Birgitt Haas Must Be Killed | |
Director: | Laurent Heynemann |
Producer: | Jean-Serge Breton Yves Gasser |
Based On: | L'histoire de Birgitt Haas by Guy Teisseire |
Music: | Philippe Sarde |
Cinematography: | Jean-Francis Gondre |
Studio: | Films A2 Zénith Production |
Runtime: | 105 minutes |
Country: | France West Germany |
Language: | French |
Birgitt Haas Must Be Killed (French: Il faut tuer Birgitt Haas) is a 1981 French-West German political thriller film directed by Laurent Heynemann and starring Philippe Noiret, Jean Rochefort and Lisa Kreuzer.[1] It is based on the novel L'histoire de Birgitt Haas by Guy Teisseire.
Athanase, head of a top-secret counterintelligence group called "Hangar", is given the task of eliminating Birgitt Haas, a former German terrorist. A new ambitious member of the group, Colonna, suggests disguising the assassination as a crime of passion by connecting Birgitt with a random man who would later take the blame for the murder. For this role, Colonna suggests Bauman, an unemployed, weak-willed man whose wife left him. Bauman's ex-wife happens to be Colonna's mistress. Upon his arrival in Munich, Bauman meets Birgitt, falls in love with her and plans to go away with her. Athanase's group proceeds with their assassination plan, but Bauman intervenes. In the ensuing shootout, Colonna is mortally wounded by Birgitt who then surrenders to the police.
The film was only moderately successful in France and sold 949,556 tickets.[2]

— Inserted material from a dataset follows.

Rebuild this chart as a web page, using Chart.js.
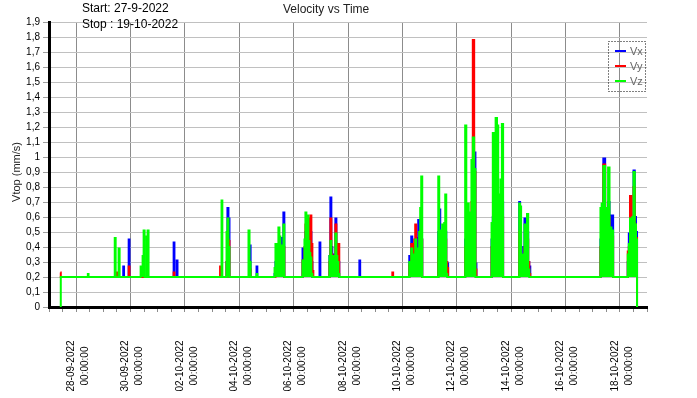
<!DOCTYPE html>
<html>
<head>
<meta charset="utf-8">
<title>Velocity vs Time</title>
<script src="https://cdn.jsdelivr.net/npm/chart.js@4.4.0/dist/chart.umd.min.js"></script>
<style>
  html, body { margin: 0; padding: 0; background: #fff; }
  #wrap { width: 697px; height: 398px; }
</style>
</head>
<body>
<div id="wrap"><canvas id="chart" width="697" height="398"></canvas></div>
<script>
// sample times, hours since 27-09-2022 00:00
const hours = [
  10.0, 10.8, 34.0, 34.6, 35.2, 57.7, 58.4, 59.3, 60.1, 61.0, 61.9, 62.8,
  65.2, 65.9, 66.6, 70.0, 70.7, 71.4, 80.5, 81.3, 82.2, 83.1, 84.0, 84.8,
  85.8, 86.6, 87.5, 88.3, 109.7, 110.4, 111.1, 112.4, 113.1, 113.8,
  150.7, 151.4, 152.0, 152.7, 153.4, 156.4, 157.1, 158.0, 158.9, 159.8,
  175.8, 176.5, 177.6, 178.4, 182.9, 183.6, 184.3,
  198.8, 199.5, 200.4, 201.2, 202.1, 203.0, 203.9, 204.7, 205.6, 206.5, 207.4, 208.2,
  223.5, 224.2, 225.1, 226.0, 226.8, 227.7, 228.6, 229.5, 230.3, 231.2, 232.1, 233.0, 233.8,
  238.5, 239.2, 240.0,
  247.2, 248.0, 248.9, 249.7, 250.6, 251.5, 252.4, 253.3, 254.2, 255.0, 255.9, 256.7,
  273.7, 274.4, 275.1, 302.8, 303.5, 304.2,
  317.7, 318.5, 319.4, 320.3, 321.2, 322.0, 322.9, 323.8, 324.7, 325.6, 326.4, 327.3, 328.2, 329.1, 330.0,
  343.3, 344.1, 345.0, 345.9, 346.7, 347.6, 348.5, 349.4, 350.3, 351.2, 352.0, 352.8,
  367.0, 367.9, 369.0, 370.0, 371.2, 372.4, 373.6, 374.8, 376.0, 377.0, 377.8,
  390.3, 391.2, 392.5, 393.7, 395.0, 396.1, 397.2, 398.2, 399.2, 400.5, 401.4,
  414.8, 415.5, 416.4, 417.3, 418.2, 419.3, 420.3, 421.5, 422.6, 423.6, 424.5, 425.4,
  486.5, 487.3, 488.6, 490.3, 491.8, 493.1, 494.2, 495.6, 497.6, 498.6,
  510.5, 511.5, 512.4, 513.6, 514.6, 515.6, 516.6, 517.8, 518.8, 519.6
];
const vx = [
  0.20, 0.20, 0.20, 0.20, 0.20, 0.20, 0.20, 0.20, 0.20, 0.20, 0.20, 0.20,
  0.20, 0.27, 0.20, 0.20, 0.45, 0.20, 0.20, 0.20, 0.20, 0.20, 0.20, 0.20,
  0.20, 0.20, 0.20, 0.20, 0.20, 0.43, 0.20, 0.20, 0.31, 0.20,
  0.20, 0.20, 0.20, 0.20, 0.20, 0.20, 0.30, 0.66, 0.59, 0.20,
  0.20, 0.20, 0.41, 0.20, 0.20, 0.27, 0.20,
  0.20, 0.22, 0.30, 0.37, 0.30, 0.35, 0.38, 0.40, 0.46, 0.35, 0.63, 0.20,
  0.20, 0.39, 0.30, 0.35, 0.50, 0.45, 0.50, 0.45, 0.40, 0.50, 0.30, 0.20, 0.20,
  0.20, 0.43, 0.20,
  0.20, 0.34, 0.73, 0.40, 0.35, 0.30, 0.30, 0.59, 0.42, 0.30, 0.30, 0.20,
  0.20, 0.31, 0.20, 0.20, 0.20, 0.20,
  0.20, 0.34, 0.30, 0.47, 0.33, 0.30, 0.35, 0.40, 0.35, 0.46, 0.58, 0.35, 0.40, 0.45, 0.20,
  0.20, 0.50, 0.65, 0.40, 0.45, 0.45, 0.49, 0.40, 0.50, 0.30, 0.29, 0.20,
  0.20, 0.45, 0.40, 0.45, 0.40, 0.35, 0.60, 0.90, 1.03, 0.29, 0.20,
  0.20, 0.45, 0.60, 0.90, 0.70, 0.65, 0.55, 0.55, 0.60, 0.70, 0.20,
  0.20, 0.70, 0.50, 0.30, 0.35, 0.40, 0.59, 0.45, 0.50, 0.30, 0.27, 0.20,
  0.20, 0.45, 0.50, 0.99, 0.55, 0.50, 0.70, 0.50, 0.61, 0.20,
  0.20, 0.30, 0.49, 0.55, 0.50, 0.55, 0.91, 0.60, 0.50, 0.00
];
const vy = [
  0.23, 0.20, 0.20, 0.20, 0.20, 0.20, 0.20, 0.20, 0.23, 0.20, 0.20, 0.20,
  0.20, 0.20, 0.20, 0.20, 0.27, 0.20, 0.20, 0.20, 0.20, 0.20, 0.20, 0.20,
  0.20, 0.20, 0.20, 0.20, 0.20, 0.23, 0.20, 0.20, 0.20, 0.20,
  0.20, 0.27, 0.20, 0.20, 0.20, 0.20, 0.30, 0.45, 0.44, 0.20,
  0.20, 0.20, 0.25, 0.20, 0.20, 0.20, 0.20,
  0.20, 0.20, 0.25, 0.30, 0.30, 0.32, 0.35, 0.33, 0.38, 0.30, 0.40, 0.20,
  0.20, 0.31, 0.28, 0.40, 0.55, 0.50, 0.59, 0.55, 0.48, 0.61, 0.42, 0.24, 0.20,
  0.20, 0.20, 0.20,
  0.20, 0.30, 0.59, 0.35, 0.30, 0.30, 0.30, 0.55, 0.38, 0.30, 0.42, 0.20,
  0.20, 0.20, 0.20, 0.20, 0.23, 0.20,
  0.20, 0.28, 0.28, 0.42, 0.30, 0.30, 0.45, 0.55, 0.30, 0.38, 0.38, 0.30, 0.40, 0.45, 0.20,
  0.20, 0.40, 0.40, 0.35, 0.40, 0.40, 0.40, 0.40, 0.45, 0.30, 0.26, 0.20,
  0.20, 0.40, 0.35, 0.40, 0.40, 0.35, 0.70, 1.78, 0.90, 0.25, 0.20,
  0.20, 0.40, 0.50, 0.60, 0.60, 0.60, 0.50, 0.50, 0.55, 0.60, 0.20,
  0.20, 0.50, 0.39, 0.30, 0.30, 0.30, 0.40, 0.40, 0.45, 0.30, 0.22, 0.20,
  0.20, 0.40, 0.45, 0.95, 0.50, 0.45, 0.60, 0.45, 0.47, 0.20,
  0.20, 0.37, 0.40, 0.74, 0.57, 0.55, 0.80, 0.55, 0.46, 0.00
];
const vz = [
  0.00, 0.20, 0.20, 0.22, 0.20, 0.20, 0.46, 0.20, 0.20, 0.20, 0.39, 0.20,
  0.20, 0.20, 0.20, 0.20, 0.20, 0.20, 0.20, 0.27, 0.25, 0.34, 0.51, 0.20,
  0.20, 0.47, 0.51, 0.20, 0.20, 0.20, 0.20, 0.20, 0.20, 0.20,
  0.20, 0.20, 0.20, 0.71, 0.20, 0.20, 0.50, 0.59, 0.40, 0.20,
  0.20, 0.51, 0.30, 0.20, 0.20, 0.22, 0.20,
  0.20, 0.26, 0.42, 0.30, 0.40, 0.53, 0.47, 0.38, 0.41, 0.33, 0.55, 0.20,
  0.20, 0.31, 0.30, 0.45, 0.63, 0.40, 0.61, 0.44, 0.36, 0.33, 0.22, 0.20, 0.20,
  0.20, 0.20, 0.20,
  0.20, 0.34, 0.44, 0.34, 0.34, 0.31, 0.31, 0.49, 0.34, 0.30, 0.22, 0.20,
  0.20, 0.20, 0.20, 0.20, 0.20, 0.20,
  0.20, 0.30, 0.28, 0.39, 0.31, 0.33, 0.35, 0.45, 0.30, 0.39, 0.33, 0.50, 0.66, 0.87, 0.20,
  0.20, 0.87, 0.51, 0.40, 0.51, 0.55, 0.42, 0.56, 0.75, 0.22, 0.20, 0.20,
  0.20, 1.21, 0.58, 0.69, 0.63, 0.48, 0.98, 1.13, 0.92, 0.20, 0.20,
  0.20, 0.56, 1.16, 0.85, 1.26, 1.21, 0.75, 0.71, 0.85, 1.22, 0.20,
  0.20, 0.69, 0.67, 0.31, 0.35, 0.34, 0.55, 0.36, 0.62, 0.25, 0.20, 0.20,
  0.20, 0.66, 0.69, 0.94, 0.66, 0.60, 0.93, 0.53, 0.51, 0.20,
  0.20, 0.35, 0.42, 0.59, 0.55, 0.60, 0.90, 0.55, 0.45, 0.00
];

// x tick labels (every 2 days at midnight)
const labelHours = [24, 72, 120, 168, 216, 264, 312, 360, 408, 456, 504];
const dateLabels = ['28-09-2022', '30-09-2022', '02-10-2022', '04-10-2022', '06-10-2022', '08-10-2022',
  '10-10-2022', '12-10-2022', '14-10-2022', '16-10-2022', '18-10-2022'];
const timeLabel = '00:00:00';

const seriesNames = ['Vx', 'Vy', 'Vz'];
const seriesColors = ['#0000ff', '#ff0000', '#00ff00'];

function series(i, values) {
  return {
    label: seriesNames[i],
    data: hours.map((h, k) => ({ x: h, y: values[k] })),
    borderColor: seriesColors[i],
    backgroundColor: seriesColors[i],
    borderWidth: 2,
    pointRadius: 0,
    stepped: 'middle',
    fill: { value: 0.2 },
    order: 3 - i // green drawn last
  };
}

function yLabel(v) {
  return String(Math.round(v * 10) / 10).replace('.', ',');
}

// titles, rotated date labels and the dotted legend box
const textPlugin = {
  id: 'texts',
  afterDraw(chart) {
    const ctx = chart.ctx;
    const xs = chart.scales.x;
    ctx.save();
    ctx.fillStyle = '#000';
    ctx.font = '12px "Liberation Sans"';
    ctx.textBaseline = 'alphabetic';
    ctx.fillText('Start: 27-9-2022', 82, 12);
    ctx.fillText('Stop : 19-10-2022', 82, 28);
    ctx.fillStyle = '#222';
    ctx.fillText('Velocity vs Time', 283, 13);

    ctx.save();
    ctx.translate(17, 172);
    ctx.rotate(-Math.PI / 2);
    ctx.textAlign = 'center';
    ctx.textBaseline = 'middle';
    ctx.font = '11px "Liberation Sans"';
    ctx.fillText('Vtop (mm/s)', 0, 0);
    ctx.restore();

    ctx.fillStyle = '#000';
    ctx.font = '10px "Liberation Sans"';
    labelHours.forEach((h, i) => {
      const px = xs.getPixelForValue(h);
      ctx.save();
      ctx.translate(px, 366);
      ctx.rotate(-Math.PI / 2);
      ctx.textAlign = 'center';
      ctx.textBaseline = 'middle';
      ctx.fillText(dateLabels[i], 0, -5);
      ctx.fillText(timeLabel, 0, 9);
      ctx.restore();
    });

    // legend
    ctx.setLineDash([1, 2]);
    ctx.strokeStyle = '#000';
    ctx.lineWidth = 1;
    ctx.strokeRect(608.5, 41.5, 37, 50);
    ctx.setLineDash([]);
    ctx.font = '11px "Liberation Sans"';
    ctx.textBaseline = 'middle';
    seriesNames.forEach((n, i) => {
      const y = 51 + i * 15;
      ctx.strokeStyle = seriesColors[i];
      ctx.lineWidth = 2;
      ctx.beginPath();
      ctx.moveTo(615, y);
      ctx.lineTo(626, y);
      ctx.stroke();
      ctx.fillStyle = '#666';
      ctx.fillText(n, 630, y + 1);
    });
    ctx.restore();
  }
};

const ctx = document.getElementById('chart').getContext('2d');
new Chart(ctx, {
  type: 'line',
  data: { datasets: [series(0, vx), series(1, vy), series(2, vz)] },
  options: {
    responsive: false,
    animation: false,
    devicePixelRatio: 1,
    layout: { padding: { top: 22, right: 50, left: 0, bottom: 0 } },
    plugins: { legend: { display: false }, title: { display: false }, tooltip: { enabled: false } },
    scales: {
      x: {
        type: 'linear', min: 0, max: 528,
        afterFit: s => { s.height = 91; },
        ticks: { stepSize: 12, display: false },
        grid: {
          color: c => (c.tick && c.tick.value % 48 === 24) ? '#8c8c8c' : 'rgba(0,0,0,0)',
          tickColor: '#8c8c8c', tickLength: 5, lineWidth: 1
        },
        border: { color: '#000', width: 3 }
      },
      y: {
        min: 0, max: 1.9,
        afterFit: s => { s.width = 49; },
        ticks: { stepSize: 0.1, padding: 3, color: '#000', font: { family: 'Liberation Sans', size: 10 }, callback: yLabel },
        grid: { color: '#c0c0c0', tickColor: '#a0a0a0', tickLength: 6, lineWidth: 1 },
        border: { color: '#000', width: 3 }
      }
    }
  },
  plugins: [textPlugin]
});
</script>
</body>
</html>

It received mixed reviews in the U.S. Vincent Canby in The New York Times called it "an espionage melodrama of startling ineptitude" and "a movie of wrong-headed solemnity."[3] The Washington Post criticized Heynemann and his screenwriting collaborators for approaching "a shaky thriller premise in the guise of rank, soggy-sleeved sentimentalists", and added that the film "would be substantially improved if it took a cold-eyed view of its characters."[4] The Christian Science Monitor said it was "resonant and involving much of the time, but slippery and superficial in its refusal to take a forthright stand on the issue of terrorism itself."[5] Stanley Kauffmann in The New Republic said the film hit "the double bull's eye".[6] In WOR-TV & The New York Journal, Judith Crist called it "an eerie, fantastic tale of undercover intrigue", and added that "three stunning performances--by Philippe Noiret, Jean Rochefort and Lisa Kreuzer--give credibility and power." Bay Area Reporter called it "a good thriller, and more compassionate than most", and concluded: "this is decidedly not one of those spy films in which people are no more than numbers; even minor characters are fleshed out into human form."[7]